Why a backyard office, specifically
The work-from-home setup that most people end up with — a desk in the bedroom, a corner of the dining room, the guest room nobody's used since 2019 — works right up until someone else is also home. Kids on a snow day, a partner taking a call, a contractor banging around. Productivity drops, and so does the line between work and not-work.
A detached ADU fixes the physical problem in a way nothing inside the house can. You walk out the back door, you're at work. You walk back in, you're not. The commute is fifteen seconds and ends at a real door that closes. Kids learn quickly that the closed door means you can't be interrupted. So do the dogs.

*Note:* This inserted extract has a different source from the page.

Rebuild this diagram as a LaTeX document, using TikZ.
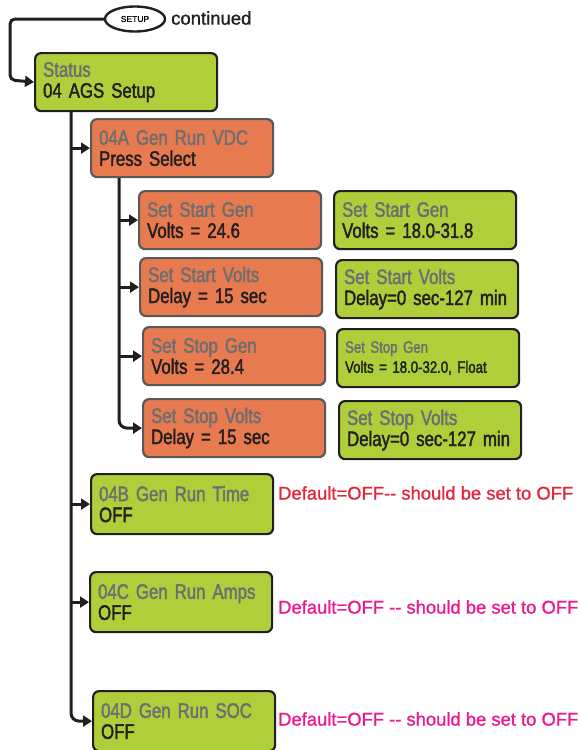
\documentclass[tikz,border=0pt]{standalone}
\usepackage{fontspec}
\setmainfont[FakeBold=1.1,Ligatures=NoCommon]{Liberation Sans}
\newfontfamily\condfont[FakeStretch=0.8,FakeBold=1.8,WordSpace=0.75]{Liberation Sans}
\usetikzlibrary{arrows.meta,shapes.geometric}

\definecolor{ink}{HTML}{231F20}
\definecolor{edge}{HTML}{58595B}
\definecolor{lime}{HTML}{AECF3A}
\definecolor{coral}{HTML}{E87A50}
\definecolor{dimtext}{HTML}{6D6E71}
\definecolor{warnred}{HTML}{E2273A}
\definecolor{warnpink}{HTML}{EC1A8C}

\tikzset{
  menubox/.style={rectangle, rounded corners=6pt, line width=2.2pt,
    minimum height=58pt, inner xsep=8pt, inner ysep=4pt, align=left,
    anchor=north west, text width=166pt, text=ink,
    font=\condfont\fontsize{21}{21}\selectfont},
  greenbox/.style={menubox, draw=ink, fill=lime},
  orangebox/.style={menubox, draw=edge, fill=coral},
  tallbox/.style={minimum height=60pt},
  wire/.style={draw=ink, line width=3pt},
  conn/.style={wire, -{Triangle[length=9pt,width=11pt]}},
  note/.style={anchor=west, inner sep=0pt, font=\fontsize{18.4}{20}\selectfont},
}
\newcommand{\menutitle}[1]{{\color{dimtext}#1}}

\begin{document}
\begin{tikzpicture}[x=1pt,y=-1pt]
\useasboundingbox (0,0) rectangle (580,750);

% entry from the setup menu
\node[ellipse, draw=ink, line width=2.4pt, fill=white, minimum width=60pt,
      minimum height=25pt, inner sep=0pt, font=\fontsize{8.5}{8}\selectfont]
      (setup) at (135,19) {SETUP};
\node[note, text=ink, font=\fontsize{18.5}{20}\selectfont] (cont) at (171,18) {continued};

% top level
\node[greenbox] (status) at (34,52) {\menutitle{Status}\\04 AGS Setup};

% 04A branch and its settings
\node[orangebox] (a04) at (90,118) {\menutitle{04A Gen Run VDC}\\Press Select};
\node[orangebox] (ssg) at (138,190) {\menutitle{Set Start Gen}\\Volts = 24.6};
\node[orangebox] (ssv) at (139,257) {\menutitle{Set Start Volts}\\Delay = 15 sec};
\node[orangebox] (spg) at (142,326) {\menutitle{Set Stop Gen}\\Volts = 28.4};
\node[orangebox] (spv) at (142,398) {\menutitle{Set Stop Volts}\\Delay = 15 sec};

% ranges
\node[greenbox] (rsg) at (333,190) {\menutitle{Set Start Gen}\\Volts = 18.0-31.8};
\node[greenbox] (rsv) at (335,259) {\menutitle{Set Start Volts}\\Delay=0 sec-127 min};
\node[greenbox, font=\condfont\fontsize{16.5}{20}\selectfont] (rpg) at (336,328)
      {\menutitle{Set Stop Gen}\\Volts = 18.0-32.0, Float};
\node[greenbox] (rpv) at (338,400) {\menutitle{Set Stop Volts}\\Delay=0 sec-127 min};

% remaining AGS triggers
\node[greenbox, tallbox] (b04) at (90,473) {\menutitle{04B Gen Run Time}\\OFF};
\node[greenbox, tallbox] (c04) at (89,571) {\menutitle{04C Gen Run Amps}\\OFF};
\node[greenbox, tallbox] (d04) at (92,690) {\menutitle{04D Gen Run SOC}\\OFF};

\node[note, text=warnred] (nb) at (278,493) {Default=OFF-{}- should be set to OFF};
\node[note, text=warnpink] (nc) at (278,607) {Default=OFF -{}- should be set to OFF};
\node[note, text=warnpink] (nd) at (278,719) {Default=OFF -{}- should be set to OFF};

% connectors
\coordinate (bend) at (10,80);
\draw[conn, rounded corners=5pt] (setup.west) -| (bend) -- (status.west);

\coordinate (t0) at ([xshift=37pt]status.south west);
\draw[conn, rounded corners=8pt] (t0) |- (d04.west);
\draw[conn] (t0 |- a04.west) -- (a04.west);
\draw[conn] (t0 |- b04.west) -- (b04.west);
\draw[conn] (t0 |- c04.west) -- (c04.west);

\coordinate (t1) at ([xshift=29pt]a04.south west);
\draw[conn, rounded corners=8pt] (t1) |- (spv.west);
\draw[conn] (t1 |- ssg.west) -- (ssg.west);
\draw[conn] (t1 |- ssv.west) -- (ssv.west);
\draw[conn] (t1 |- spg.west) -- (spg.west);
\end{tikzpicture}
\end{document}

Office only, or office with a future
The first question we ask in this case is what the unit needs to do five years from now. Two reasonable answers, two different plans.
Office-only studio
Half bath, no kitchen, dedicated power and data, room for a desk and a couch. Small, cheap-ish, optimized for the one job. Works great if you're sure work-from-home is a permanent fixture and the unit is never going to do anything else. Build smaller, finish nicer.

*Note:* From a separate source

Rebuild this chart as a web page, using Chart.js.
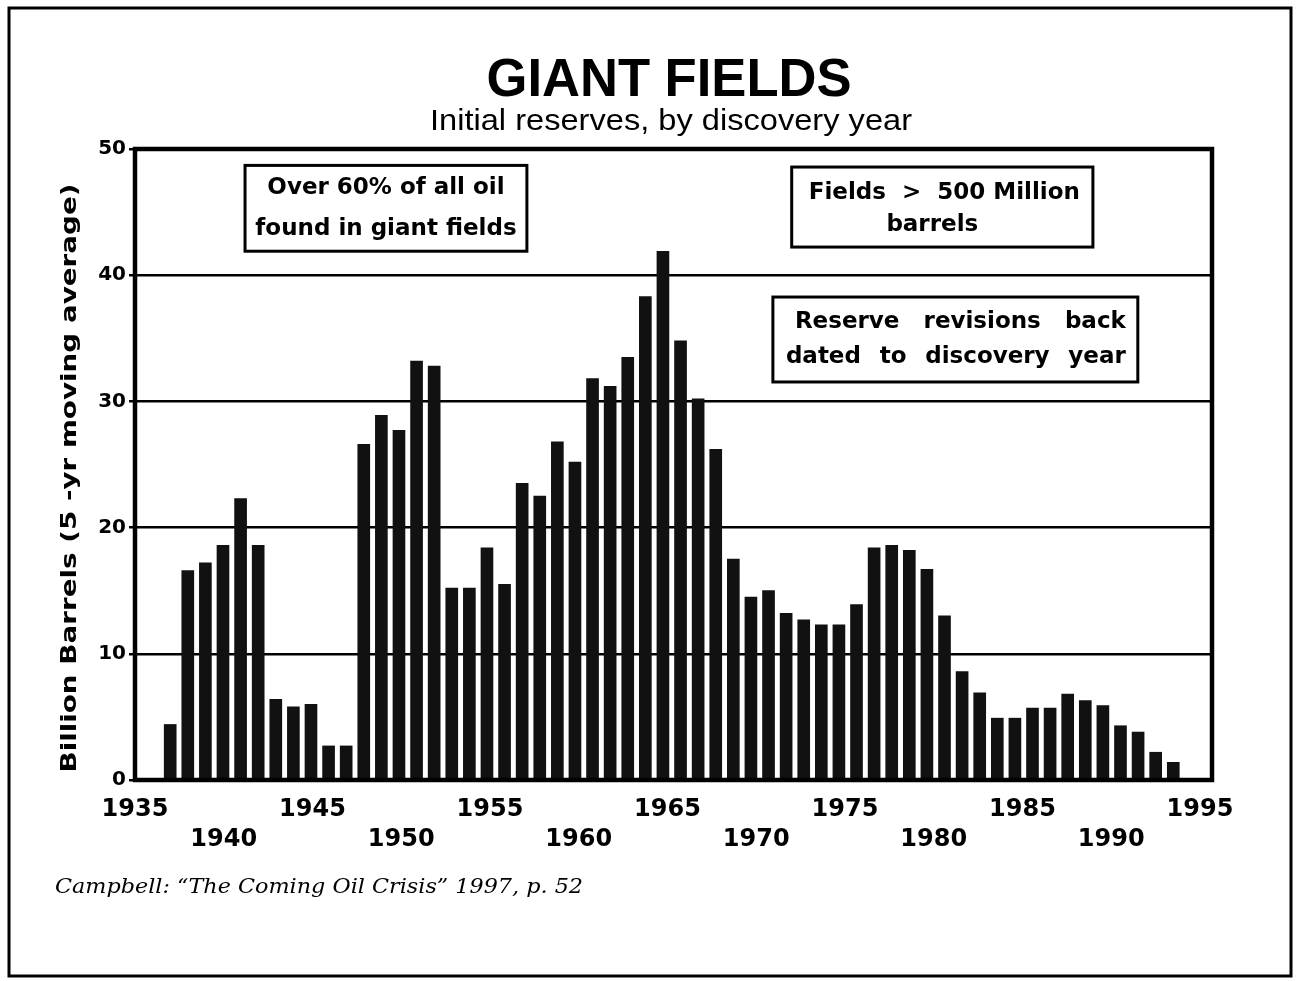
<!DOCTYPE html>
<html><head><meta charset="utf-8">
<script src="https://cdn.jsdelivr.net/npm/chart.js@4.4.1/dist/chart.umd.min.js"></script>
<style>html,body{margin:0;padding:0;background:#fff;}#wrap{width:1298px;height:981px;position:relative;}</style>
</head><body><div id="wrap"><canvas id="c" width="1298" height="981"></canvas></div>
<script>
// ---- data ----
const years = [1937,1938,1939,1940,1941,1942,1943,1944,1945,1946,
               1947,1948,1949,1950,1951,1952,1953,1954,1955,1956,
               1957,1958,1959,1960,1961,1962,1963,1964,1965,1966,
               1967,1968,1969,1970,1971,1972,1973,1974,1975,1976,
               1977,1978,1979,1980,1981,1982,1983,1984,1985,1986,
               1987,1988,1989,1990,1991,1992,1993,1994];
const reserves = [4.4,16.6,17.2,18.6,22.3,18.6,6.4,5.8,6.0,2.7,
                  2.7,26.6,28.9,27.7,33.2,32.8,15.2,15.2,18.4,15.5,
                  23.5,22.5,26.8,25.2,31.8,31.2,33.5,38.3,41.9,34.8,
                  30.2,26.2,17.5,14.5,15.0,13.2,12.7,12.3,12.3,13.9,
                  18.4,18.6,18.2,16.7,13.0,8.6,6.9,4.9,4.9,5.7,
                  5.7,6.8,6.3,5.9,4.3,3.8,2.2,1.4];
const xTickYears = [1935,1940,1945,1950,1955,1960,1965,1970,1975,1980,1985,1990,1995];
const yTickValues = [0,10,20,30,40,50];

const titleText = 'GIANT FIELDS';
const subtitleText = 'Initial reserves, by discovery year';
const yTitleText = 'Billion Barrels (5 -yr moving average)';
const sourceText = 'Campbell: \u201CThe Coming Oil Crisis\u201D 1997, p. 52';
const note1 = ['Over 60% of all oil', 'found in giant fields'];
const note2 = ['Fields  >  500 Million', 'barrels'];
const note3 = ['Reserve revisions back', 'dated to discovery year'];

function fitText(ctx, text, cx, y, font, width, align) {
  ctx.save();
  ctx.font = font;
  const m = ctx.measureText(text).width;
  ctx.translate(cx, y);
  ctx.scale(width / m, 1);
  ctx.textAlign = align || 'center';
  ctx.fillText(text, 0, 0);
  ctx.restore();
}
function justify(ctx, text, x0, x1, y) {
  const words = text.split(' ');
  const ws = words.map(w => ctx.measureText(w).width);
  const total = ws.reduce((a, b) => a + b, 0);
  const gap = (x1 - x0 - total) / (words.length - 1);
  let x = x0;
  ctx.textAlign = 'left';
  words.forEach((w, i) => { ctx.fillText(w, x, y); x += ws[i] + gap; });
}

const deco = {
  id: 'deco',
  beforeDraw(chart) {
    const c = chart.ctx;
    c.save(); c.fillStyle = '#fff'; c.fillRect(0, 0, chart.width, chart.height); c.restore();
  },
  afterDatasetsDraw(chart) {
    const c = chart.ctx, a = chart.chartArea;
    c.save();
    c.strokeStyle = '#000'; c.lineWidth = 4.5;
    c.strokeRect(a.left, a.top, a.right - a.left, a.bottom - a.top);
    c.restore();
  },
  afterDraw(chart) {
    const c = chart.ctx;
    const xs = chart.scales.x, ys = chart.scales.y;
    c.save();
    c.fillStyle = '#000'; c.strokeStyle = '#000';
    c.textBaseline = 'alphabetic';
    // outer frame
    c.lineWidth = 3;
    c.strokeRect(9, 8, 1282, 968);
    // title & subtitle
    fitText(c, titleText, 669, 96, 'bold 53px "Liberation Sans", Arial, sans-serif', 365);
    fitText(c, subtitleText, 671, 130, '30px "Liberation Sans", Arial, sans-serif', 482);
    // y-axis title
    c.save();
    c.translate(76, 478);
    c.rotate(-Math.PI / 2);
    c.font = 'bold 22px "DejaVu Sans", sans-serif';
    const m = c.measureText(yTitleText).width;
    c.scale(589 / m, 1);
    c.textAlign = 'center';
    c.fillText(yTitleText, 0, 0);
    c.restore();
    // annotation boxes
    function box(x0v, x1v, y0v, y1v) {
      const x0 = xs.getPixelForValue(x0v), x1 = xs.getPixelForValue(x1v);
      const y0 = ys.getPixelForValue(y0v), y1 = ys.getPixelForValue(y1v);
      c.fillStyle = '#fff';
      c.fillRect(x0, y0, x1 - x0, y1 - y0);
      c.fillStyle = '#000';
      c.lineWidth = 3;
      c.strokeRect(x0, y0, x1 - x0, y1 - y0);
      return {x0, x1, y0, y1, cx: (x0 + x1) / 2, h: y1 - y0};
    }
    c.font = 'bold 23px "DejaVu Sans", sans-serif';
    c.textAlign = 'center';
    let b = box(1941.2, 1957.08, 48.7, 41.9);
    c.fillText(note1[0], b.cx, b.y0 + b.h * 0.33);
    c.fillText(note1[1], b.cx, b.y0 + b.h * 0.81);
    b = box(1972.0, 1988.97, 48.57, 42.23);
    c.textAlign = 'center';
    c.fillText(note2[0], b.cx + 2, b.y0 + b.h * 0.40);
    c.fillText(note2[1], b.cx - 10, b.y0 + b.h * 0.80);
    b = box(1970.94, 1991.5, 38.27, 31.54);
    justify(c, note3[0], b.x0 + 22, b.x1 - 12, b.y0 + b.h * 0.36);
    justify(c, note3[1], b.x0 + 13, b.x1 - 12, b.y0 + b.h * 0.78);
    // source
    fitText(c, sourceText, 55, 893, 'italic 21px "DejaVu Serif", serif', 528, 'left');
    c.restore();
  }
};

new Chart(document.getElementById('c'), {
  type: 'bar',
  data: {
    datasets: [{
      data: years.map((y, i) => ({x: y, y: reserves[i]})),
      xAxisID: 'xb', yAxisID: 'y',
      backgroundColor: '#111', borderWidth: 0, barThickness: 12
    }]
  },
  options: {
    responsive: false, animation: false,
    layout: {padding: {left: 85, right: 86, top: 149, bottom: 121}},
    plugins: {legend: {display: false}, tooltip: {enabled: false}, title: {display: false}},
    scales: {
      x: {
        type: 'linear', position: 'bottom', min: 1935, max: 1995.68, offset: false,
        afterBuildTicks: s => { s.ticks = xTickYears.map(v => ({value: v})); },
        afterFit: s => { s.height = 80; },
        grid: {display: false, drawTicks: false, offset: false}, border: {display: false},
        ticks: {
          padding: 15, color: '#000', autoSkip: false, maxRotation: 0,
          font: {family: '"DejaVu Sans", sans-serif', weight: 'bold', size: 24, lineHeight: 1.25},
          callback: v => (v % 10 === 5) ? String(v) : ['', String(v)]
        }
      },
      xb: {type: 'linear', position: 'bottom', min: 1935, max: 1996.2, display: false,
           offset: false, grid: {offset: false}},
      y: {
        min: 0, max: 50,
        afterBuildTicks: s => { s.ticks = yTickValues.map(v => ({value: v})); },
        afterFit: s => { s.width = 50; },
        grid: {color: '#000', lineWidth: 2.5, tickLength: 6, drawTicks: true},
        border: {display: false},
        ticks: {color: '#000', padding: 3,
          font: {family: '"DejaVu Sans", sans-serif', weight: 'bold', size: 20},
          callback: v => String(v)}
      }
    }
  },
  plugins: [deco]
});
</script></body></html>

Office with kitchen and bath
A live/work or full studio plan with a real kitchen and a full bath. Same daily workflow for you. But if you go back to the office in two years, the same building becomes a guest house, a rental, an in-law suite, or a hobby studio with no remodeling. The cost difference between “just an office” and “office that could be anything else” is usually smaller than people expect — the kitchen and full bath together add a meaningful but not catastrophic chunk to the budget.
About 80% of the work-from-home cases we've built go with the second option. Flexibility is worth more than people give it credit for, and the math gets dramatic if the unit ends up earning rental income later.

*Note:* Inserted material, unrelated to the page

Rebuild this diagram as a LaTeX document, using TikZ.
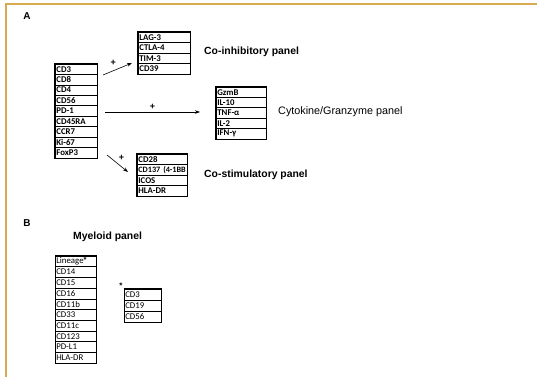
\documentclass[tikz,border=0pt]{standalone}
\usepackage{fontspec}
\setmainfont{Liberation Sans}
\newfontfamily\markerfont{Carlito}
\usetikzlibrary{arrows.meta}
\definecolor{framegold}{RGB}{214,170,80}

\begin{document}
\begin{tikzpicture}[x=1pt,y=-1pt,>={Stealth[length=5pt,width=3.5pt]},
  cellA/.style={draw,line width=0.7pt,anchor=west,inner xsep=1pt,inner ysep=0pt,align=left,font=\markerfont\bfseries\fontsize{8.8}{9}\selectfont},
  cellB/.style={draw,line width=0.5pt,anchor=west,inner xsep=1pt,inner ysep=0pt,align=left,font=\markerfont\fontsize{8.8}{9}\selectfont},
  outerA/.style={line width=1.3pt},
  outerB/.style={line width=0.9pt},
  panel label/.style={anchor=west,inner sep=0pt,font=\bfseries\fontsize{10.4}{12}\selectfont},
  plus/.style={inner sep=1pt,font=\bfseries\fontsize{9}{9}\selectfont},
  letter/.style={inner sep=0pt,font=\bfseries\fontsize{10}{12}\selectfont}]
\useasboundingbox (0,0) rectangle (537,377);
\draw[framegold,line width=2pt] (6,377) -- (6,4) -- (537,4);

% panel A
\node[letter] (A) at (27,16) {A};
\foreach \m [count=\i] in {CD3,CD8,CD4,CD56,PD-1,CD45RA,CCR7,Ki-67,FoxP3}
  \node[cellA,text width=40pt,minimum height=10.45pt] (t\i) at (55,64+\i*10.45-5.225) {\m};
\draw[outerA] (t1.north west) rectangle (t9.south east);

\foreach \m [count=\i] in {LAG-3,CTLA-4,TIM-3,CD39}
  \node[cellA,text width=50pt,minimum height=10.5pt] (inh\i) at (138,32+\i*10.5-5.25) {\m};
\draw[outerA] (inh1.north west) rectangle (inh4.south east);

\foreach \m [count=\i] in {GzmB,IL-10,TNF-α,IL-2,IFN-γ}
  \node[cellA,text width=48pt,minimum height=10.4pt] (cyt\i) at (216,87+\i*10.4-5.2) {\m};
\draw[outerA] (cyt1.north west) rectangle (cyt5.south east);

\foreach \m [count=\i] in {CD28,\makebox[0pt][l]{\fontsize{8.2}{9}\selectfont CD137 (4-1BB},ICOS,HLA-DR}
  \node[cellA,text width=48pt,minimum height=10.5pt] (cos\i) at (137,154+\i*10.5-5.25) {\m};
\draw[outerA] (cos1.north west) rectangle (cos4.south east);

\node[panel label] (inhlabel) at (204,52) {Co-inhibitory panel};
\node[panel label,font=\fontsize{10.8}{12}\selectfont] (cytlabel) at (278,112) {Cytokine/Granzyme panel};
\node[panel label] (coslabel) at (204,175) {Co-stimulatory panel};

\coordinate (inhstart) at (103,75);
\coordinate (inhend) at (132,63);
\coordinate (cytstart) at (105,112);
\coordinate (cytend) at (200,112);
\coordinate (cosstart) at (107,155);
\coordinate (cosend) at (128,172);
\draw[->,line width=0.6pt] (inhstart) -- (inhend) node[plus,pos=0.35,above=4pt] {+};
\draw[->,line width=0.6pt] (cytstart) -- (cytend) node[plus,midway,above=1pt] {+};
\draw[->,line width=0.6pt] (cosstart) -- (cosend) node[plus,pos=0.45,above right=1pt] {+};

% panel B
\node[letter] (B) at (27,223) {B};
\node[panel label] (myelabel) at (73,237) {Myeloid panel};
\foreach \m [count=\i] in {Lineage\raisebox{1pt}{\rmfamily\bfseries\fontsize{7.5}{8}\selectfont *},CD14,CD15,CD16,CD11b,CD33,CD11c,CD123,PD-L1,HLA-DR}
  \node[cellB,text width=39pt,minimum height=10.7pt] (my\i) at (55,256+\i*10.7-5.35) {\m};
\draw[outerB] (my1.north west) rectangle (my10.south east);

\foreach \m [count=\i] in {CD3,CD19,CD56}
  \node[cellB,text width=35pt,minimum height=11pt] (lin\i) at (124,289+\i*11-5.5) {\m};
\draw[outerB] (lin1.north west) rectangle (lin3.south east);
\node[inner sep=0pt,font=\bfseries\fontsize{8}{8}\selectfont] (linstar) at (121,286) {*};
\end{tikzpicture}
\end{document}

What makes a good home-office ADU
Sound
Calls don't leak. We can spec interior insulation on the office wall and a solid-core door so the conference call doesn't make it past the threshold. Mini-split HVAC keeps the room quiet enough that nobody on the call hears the system cycle.
Light
A north-facing window for indirect daylight that doesn't blow out the camera. South and west are warmer in Austin summers and harder to control. We figure out the orientation at site-plan time so the office faces the right direction.
Power and data
A dedicated 20-amp circuit for the desk so a space heater doesn't kill the laptop. Ethernet run from the main house if Wi-Fi mesh isn't enough. Conduit stub for future fiber while the slab is open — costs nothing and saves a trench later.
The Austin permit question
A work-from-home ADU goes through the same Austin permit process as any other ADU. Under the HOME Phase 1 amendments you can put up to three dwelling units on most SF-1, SF-2, and SF-3 lots that are at least 5,750 square feet. Smaller lots may qualify for a single Small Lot Single-Family unit under HOME Phase 2. We pull your property profile up front and tell you what your specific lot allows before you commit.
One note on tax: a detached, dedicated home office is one of the cleanest setups for the home-office deduction (the room is exclusively and regularly used for work). Talk to your accountant — but the IRS's standard for “exclusive use” is much easier to defend when the office is a separate structure with its own door.